Jared Diamond, Collapse, Deforestation, Haiti, Dominican Republic

Diamond's Collapse: A reader writes:

I flipped through "Guns Germs and Steel" earlier today and noticed that Diamond (correctly) refers to the Greenland settlement as a "tiny marginal colony." Little could the Iceland-Greenlanders have known that their tiny marginal colony in fact foretold the end of civilization, according to the New and Improved Diamond.

As an side, what is this fetish with deforestation? Diamond bases a book on it, that African woman scored a Nobel Prize for planting trees, and a coupe of weeks ago an (Asian-)Indian-British professor claimed in a letter to the FinancialTimes editor that Western wealth was built on deforestation.

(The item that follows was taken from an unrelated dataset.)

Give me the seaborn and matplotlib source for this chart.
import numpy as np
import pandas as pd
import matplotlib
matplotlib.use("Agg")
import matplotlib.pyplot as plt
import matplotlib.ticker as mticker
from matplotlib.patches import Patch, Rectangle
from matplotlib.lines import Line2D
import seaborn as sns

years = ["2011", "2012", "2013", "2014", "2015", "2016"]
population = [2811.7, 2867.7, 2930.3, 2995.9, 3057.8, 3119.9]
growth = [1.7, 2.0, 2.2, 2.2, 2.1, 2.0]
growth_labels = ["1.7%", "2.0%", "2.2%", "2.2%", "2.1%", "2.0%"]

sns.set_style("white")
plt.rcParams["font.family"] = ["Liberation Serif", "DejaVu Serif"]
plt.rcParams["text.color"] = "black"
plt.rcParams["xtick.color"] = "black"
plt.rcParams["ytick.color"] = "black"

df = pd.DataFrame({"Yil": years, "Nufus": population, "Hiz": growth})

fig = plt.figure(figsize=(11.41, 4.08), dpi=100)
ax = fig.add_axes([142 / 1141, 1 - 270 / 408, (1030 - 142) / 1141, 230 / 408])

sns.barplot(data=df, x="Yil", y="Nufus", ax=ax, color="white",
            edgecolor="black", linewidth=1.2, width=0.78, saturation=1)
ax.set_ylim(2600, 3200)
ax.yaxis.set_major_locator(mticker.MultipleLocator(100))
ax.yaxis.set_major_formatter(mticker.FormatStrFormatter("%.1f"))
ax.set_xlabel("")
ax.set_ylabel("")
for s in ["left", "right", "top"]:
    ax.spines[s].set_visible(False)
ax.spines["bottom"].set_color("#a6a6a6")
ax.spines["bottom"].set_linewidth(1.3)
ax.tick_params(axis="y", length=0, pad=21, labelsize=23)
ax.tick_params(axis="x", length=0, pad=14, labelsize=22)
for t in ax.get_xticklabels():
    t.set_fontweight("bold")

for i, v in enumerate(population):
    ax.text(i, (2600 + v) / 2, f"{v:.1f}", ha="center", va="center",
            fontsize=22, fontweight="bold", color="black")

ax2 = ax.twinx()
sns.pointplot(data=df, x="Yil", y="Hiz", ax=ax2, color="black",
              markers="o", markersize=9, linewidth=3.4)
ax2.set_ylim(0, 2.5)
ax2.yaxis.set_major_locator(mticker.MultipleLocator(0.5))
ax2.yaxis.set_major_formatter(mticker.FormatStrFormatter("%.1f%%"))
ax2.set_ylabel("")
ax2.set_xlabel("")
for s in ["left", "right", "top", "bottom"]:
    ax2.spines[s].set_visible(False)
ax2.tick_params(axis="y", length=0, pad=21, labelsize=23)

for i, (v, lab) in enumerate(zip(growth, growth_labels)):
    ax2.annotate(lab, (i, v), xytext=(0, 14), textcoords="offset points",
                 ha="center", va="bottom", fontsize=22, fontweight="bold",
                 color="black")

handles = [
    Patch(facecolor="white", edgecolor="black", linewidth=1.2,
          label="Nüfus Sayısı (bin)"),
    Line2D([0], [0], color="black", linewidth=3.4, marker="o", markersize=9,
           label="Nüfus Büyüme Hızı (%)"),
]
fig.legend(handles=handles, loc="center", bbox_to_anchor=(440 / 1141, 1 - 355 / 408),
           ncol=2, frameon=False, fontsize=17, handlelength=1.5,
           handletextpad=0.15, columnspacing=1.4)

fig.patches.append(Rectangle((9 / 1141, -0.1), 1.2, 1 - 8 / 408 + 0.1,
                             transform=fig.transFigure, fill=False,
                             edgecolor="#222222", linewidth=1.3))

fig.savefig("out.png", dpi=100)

Geez. I have cut down a few trees and planted hundreds more but I have neither a Nobel Prize nor much wealth to show for it. What am I doing wrong?

Many of the most beloved landscapes in the world, Tuscany, the Cotswolds, the Loire Valley, and so forth, are largely deforested. People love trees, but with the exception of specially adapted cultures like the Yanomamo and the Andamanese, they don't much like forests, which most people find dark and depressing. Actually, what humans really like are grasslands at the edge of forests: that's what the typical American golf course provides, and look how much money is spent on them.

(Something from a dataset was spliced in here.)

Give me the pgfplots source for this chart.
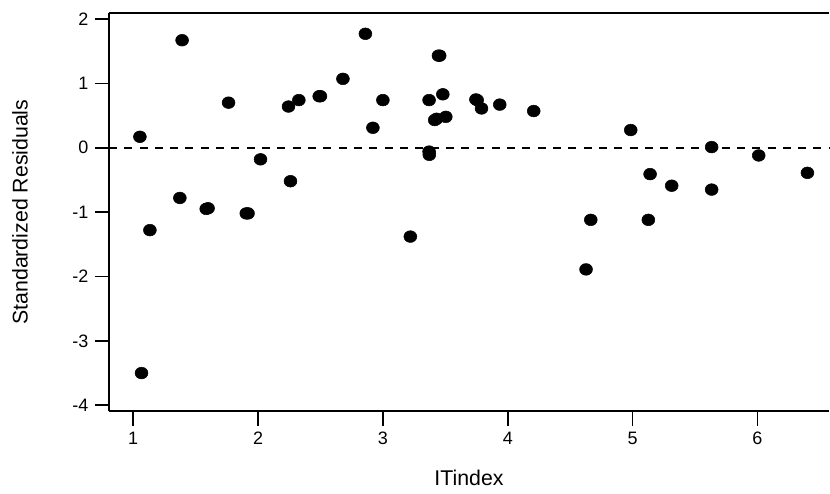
\documentclass[border=0pt]{standalone}
\usepackage{pgfplots}
\pgfplotsset{compat=1.18}
\usepackage{fontspec}
\setmainfont{Liberation Sans}
\begin{document}
\begin{tikzpicture}
\begin{axis}[
  scale only axis,
  width=540.75pt, height=299pt,
  xmin=0.8056, xmax=6.574,
  ymin=-4.093, ymax=2.093,
  axis lines*=left,
  axis line style={line width=1.3pt},
  tick align=outside,
  major tick length=10.8pt,
  tick style={line width=1.2pt, black},
  xtick={1,2,3,4,5,6},
  ytick={-4,-3,-2,-1,0,1,2},
  /pgf/number format/assume math mode=true,
  xticklabel={\fontsize{13.5}{16}\selectfont\pgfmathprintnumber{\tick}},
  yticklabel={\fontsize{13.5}{16}\selectfont\pgfmathprintnumber{\tick}},
  xticklabel style={yshift=-1pt},
  yticklabel style={xshift=-1pt},
  xlabel={ITindex},
  ylabel={Standardized Residuals},
  label style={font=\fontsize{16}{19}\selectfont},
  x label style={at={(axis description cs:0.5,0)}, anchor=center, yshift=-50pt},
  y label style={at={(axis description cs:0,0.5)}, anchor=center, yshift=66.75pt},
  clip=false,
]
\addplot[black, line width=1.3pt, dash pattern=on 6pt off 5.5pt] coordinates {(0.8056,0) (6.574,0)};
\addplot[only marks, mark=*, mark size=4.4pt, mark options={fill=black, draw=black, xscale=1.1}] coordinates {
(1.054,0.17) (1.067,-3.50) (1.134,-1.28) (1.374,-0.78) (1.392,1.67)
(1.585,-0.95) (1.600,-0.94) (1.764,0.70) (1.906,-1.02) (1.920,-1.02)
(2.02,-0.18) (2.244,0.64) (2.26,-0.52) (2.327,0.74) (2.490,0.80) (2.500,0.80)
(2.68,1.07) (2.86,1.77) (2.92,0.31) (3.00,0.74) (3.22,-1.38)
(3.37,0.74) (3.37,-0.06) (3.372,-0.11) (3.415,0.43) (3.43,0.45)
(3.445,1.43) (3.455,1.43) (3.48,0.83) (3.504,0.48)
(3.745,0.75) (3.755,0.74) (3.79,0.61) (3.936,0.67) (4.208,0.57)
(4.627,-1.89) (4.665,-1.12) (4.985,0.275) (5.126,-1.12) (5.14,-0.41)
(5.313,-0.59) (5.633,0.01) (5.633,-0.65) (6.01,-0.12) (6.40,-0.39)
};
\draw[line width=1.3pt] (rel axis cs:0,1) -- (rel axis cs:1,1);
\end{axis}
\path[use as bounding box] (-81.75pt,-61.7pt) rectangle (540.75pt,308.75pt);
\end{tikzpicture}
\end{document}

On the other hand, this is not to argue that the near total deforestation of, say, Haiti was a good thing. Diamond has an interesting chapter comparing the two halves of the island of Hispaniola: basket case Haiti and mediocre but still viable Dominican Republic. In the DR, the megalomaniacal dictator Trujillo stole most of the forest land, which he then proceeded to exploit cautiously in a rational manner, thus avoiding the tragedy of the commons. (Surprisingly, Diamond even gets around to gingerly mentioning the most obvious difference between the two countries, mentioning that Trujillo encouraged European immigration. Indeed, Trujillo was the only world leader to look forward to admitting large numbers of Jewish refugees, asking for 100,000, although only 645 ever made it, but that wasn't Trujillio's fault.)